# Suspension Lift



## Buckaroo93 (Feb 20, 2017)

What is an affordable yet durable 2" +/- lift kit for a 2003 Tacoma Doublecab 4WD TRD? Not gonna be a rock crawler  or anything like that. Primarily a hunting truck and hwy driver. Something that gives a good stance, looks good and doesn't ride like a two horse buggy. I've been looking at OME (Old Man Emu) suspension kits but $$$.


----------



## GoldDot40 (Feb 21, 2017)

Rough Country has one that fits your needs. I've installed their kits on several trucks...including my daily driver. Can be done in your driveway and takes minimal mechanical skills. Watch the videos and follow the directions. You'll be happy.


----------



## MonroeTaco (Feb 21, 2017)

Bilstein 5100's will give you adjustable up front, and an add a leaf in the rear. That's pretty affordable and a decent ride.


----------



## Buckaroo93 (Feb 21, 2017)

GoldDot40 said:


> Rough Country has one that fits your needs. I've installed their kits on several trucks...including my daily driver. Can be done in your driveway and takes minimal mechanical skills. Watch the videos and follow the directions. You'll be happy.



I haven't heard very good things about RC? Except they have a good warranty and excellent customer service.


----------



## GoldDot40 (Feb 22, 2017)

Buckaroo93 said:


> I haven't heard very good things about RC? Except they have a good warranty and excellent customer service.



Never had (or heard) anything negative about them. I've probably installed at least 8 or 9 of their leveling kits on various makes/models of trucks...including a Tacoma.  Never had anybody complain about any of them.
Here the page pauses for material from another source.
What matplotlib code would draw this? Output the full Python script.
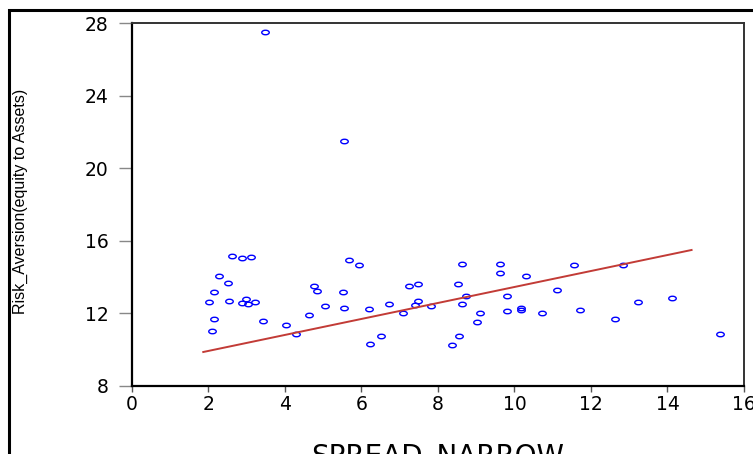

I can honestly say, I was a bit wary about the shocks that came with the kit that I installed on my personal truck. It rides better now than it did with the factory shocks at stock ride height.


----------



## Buckaroo93 (Feb 22, 2017)

GoldDot40 said:


> Never had (or heard) anything negative about them. I've probably installed at least 8 or 9 of their leveling kits on various makes/models of trucks...including a Tacoma.  Never had anybody complain about any of them.
> 
> I can honestly say, I was a bit wary about the shocks that came with the kit that I installed on my personal truck. It rides better now than it did with the factory shocks at stock ride height.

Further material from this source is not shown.